Go visit My Custard Pie for the original recipe and do cast a glance at what the other FFO members have come up with.

Courgette Bread Recipe:

  • 450 gr courgettes, grated coarsely;
  • 10 gr salt;
  • 675 gr strong white bread flour;
  • 20 gr fresh yeast (or 2 sachets of easy-blend/fast-action yeast, or 14g instant dried yeast);
  • 1Tbsp sugar;
  • 80 ml tepid whole milk;
  • 25 ml olive oil;
  • 1 heaping tablespoon dried dill weed;
  • milk, to glaze;
  • sesame seeds, poppy seeds, to sprinkle.

Mix grated courgettes with salt, place them in a colander and leave them for an hour in order to drain away the liquid. Do not discard the drained liquid, collect it as it will be used later.
Combine milk and fresh yeast, set aside.
In a large bowl sift together flour, dill weed and sugar. Make a well in the center, then pour in the milk-yeast mixture, olive oil, the liquid drained from the courgettes and the courgettes themselves. Mix with hand mixer equipped with dough hooks to form dough. Knead on low speed for 10-15 minutes. (The dough could be kneaded by hand but since it's a little bit sticky, it's easier to use hand or stand mixer equipped with dough hook.) Cover the dough and leave it to rise for about an hour, or until doubled in size.
Transfer the dough to a floured counter top and shape it the way you like. Here we've used two thirds of the dough to make small buns and the other third has been used for the flower cluster bread. Place on a lined with paper baking pan and leave to prove, covered with a linen tea towel for about 30 minutes, or until doubled in size.
Preheat the oven to 180. Provide some sort of steam source – we are placing a small pot with hot water in the oven. Glaze with milk, sprinkle some seeds on top. Bake with steam for the first 10 minutes then continue without the steam source, until nicely golden. Remove from the oven and cover with a clean linen towel to keep the buns soft.


  1. Hi Silvia, thanks so much for visiting my blog - great to find yours and interesting to read of your courgette bread experiments. Great idea to reuse the liquid! Being able to buy 20-kilo bags of flour has changed my life (but luckily my husband carries them up the 50 stairs from the car!)

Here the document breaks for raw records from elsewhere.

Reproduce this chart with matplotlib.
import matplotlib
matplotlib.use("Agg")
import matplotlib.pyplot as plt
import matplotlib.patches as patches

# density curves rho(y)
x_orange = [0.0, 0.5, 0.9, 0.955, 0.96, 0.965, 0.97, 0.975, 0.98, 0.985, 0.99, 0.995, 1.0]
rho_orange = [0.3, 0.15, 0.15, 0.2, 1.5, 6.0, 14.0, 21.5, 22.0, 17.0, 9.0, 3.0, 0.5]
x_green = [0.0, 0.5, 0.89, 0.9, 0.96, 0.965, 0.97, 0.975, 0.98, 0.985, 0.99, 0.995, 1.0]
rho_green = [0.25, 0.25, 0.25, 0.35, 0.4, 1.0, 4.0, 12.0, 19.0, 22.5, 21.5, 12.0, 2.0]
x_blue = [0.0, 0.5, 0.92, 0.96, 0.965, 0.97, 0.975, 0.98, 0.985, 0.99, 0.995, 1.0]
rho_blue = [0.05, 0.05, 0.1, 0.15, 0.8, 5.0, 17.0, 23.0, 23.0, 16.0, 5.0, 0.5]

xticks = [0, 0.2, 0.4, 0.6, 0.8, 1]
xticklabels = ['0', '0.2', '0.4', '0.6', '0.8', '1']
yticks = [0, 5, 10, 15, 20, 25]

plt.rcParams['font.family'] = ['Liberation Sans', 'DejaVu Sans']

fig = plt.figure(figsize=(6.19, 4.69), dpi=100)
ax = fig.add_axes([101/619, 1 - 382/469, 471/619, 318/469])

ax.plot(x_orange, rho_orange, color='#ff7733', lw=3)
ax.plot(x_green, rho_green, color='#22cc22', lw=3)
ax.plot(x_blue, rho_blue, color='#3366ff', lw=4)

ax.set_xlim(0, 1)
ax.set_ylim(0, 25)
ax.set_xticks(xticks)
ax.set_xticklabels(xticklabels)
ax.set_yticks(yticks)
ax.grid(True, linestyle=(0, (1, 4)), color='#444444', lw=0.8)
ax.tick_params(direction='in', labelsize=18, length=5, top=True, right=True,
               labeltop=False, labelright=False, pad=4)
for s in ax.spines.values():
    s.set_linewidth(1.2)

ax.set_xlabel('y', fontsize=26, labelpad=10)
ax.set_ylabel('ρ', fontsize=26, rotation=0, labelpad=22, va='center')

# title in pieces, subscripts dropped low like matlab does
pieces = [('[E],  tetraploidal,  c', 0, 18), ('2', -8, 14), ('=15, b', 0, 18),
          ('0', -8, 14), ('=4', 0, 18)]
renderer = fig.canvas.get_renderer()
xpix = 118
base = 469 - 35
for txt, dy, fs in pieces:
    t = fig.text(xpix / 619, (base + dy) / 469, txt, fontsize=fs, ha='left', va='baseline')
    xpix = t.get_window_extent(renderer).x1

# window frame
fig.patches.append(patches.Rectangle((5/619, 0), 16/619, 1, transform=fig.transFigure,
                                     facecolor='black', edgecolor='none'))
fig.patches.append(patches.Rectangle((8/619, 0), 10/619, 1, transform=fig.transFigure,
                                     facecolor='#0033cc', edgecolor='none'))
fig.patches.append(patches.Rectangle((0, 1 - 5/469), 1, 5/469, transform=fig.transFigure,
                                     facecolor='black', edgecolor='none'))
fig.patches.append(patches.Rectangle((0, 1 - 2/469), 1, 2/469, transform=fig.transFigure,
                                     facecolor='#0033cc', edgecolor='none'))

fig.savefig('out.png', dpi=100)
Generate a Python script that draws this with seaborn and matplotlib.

  2. Ha, can I borrow your husband ;)

  3. Ah, I think using the courgette liquid is clever. Adding even more steps to bread making turns me off, so I think your adaption would suit me. I imagine that adding dill was a perfect fit. Beautiful!

  4. Is dill weed the same as dill? I like the fact that you were honest about using the leftover liquid drained from the courgettes. I have to admit the photograph first eat second bit can be the worst part of being a food blogger, especial when your kitchen if filled with the smell of freshly baked bread.

  5. By dill weed I mean that I'm using the grassy part of the plant, not the seeds, since they would add different kind of flavour.
    Indeed, first shoot then eat is the most difficult part of the food blogging, especially when it comes to bread. I have no such problems with cookies or cakes but bread could be so seducing, and eating it while still warm is the most delicious thing.
    I have to admit that there are bread recipes that we've made more than once in order to save something for a photo.

  6. As my Dad was Polish I totally understand your obsession with dill Silvia! Your rolls look so fluffy and beautifully flecked with green and crunchy with the combination of seeds on the outside - divine.
    I am completely knocked out by the lovely things you've said about me and my blog. As you know I'm a huge fan of Mushitza too. Thank you my dear.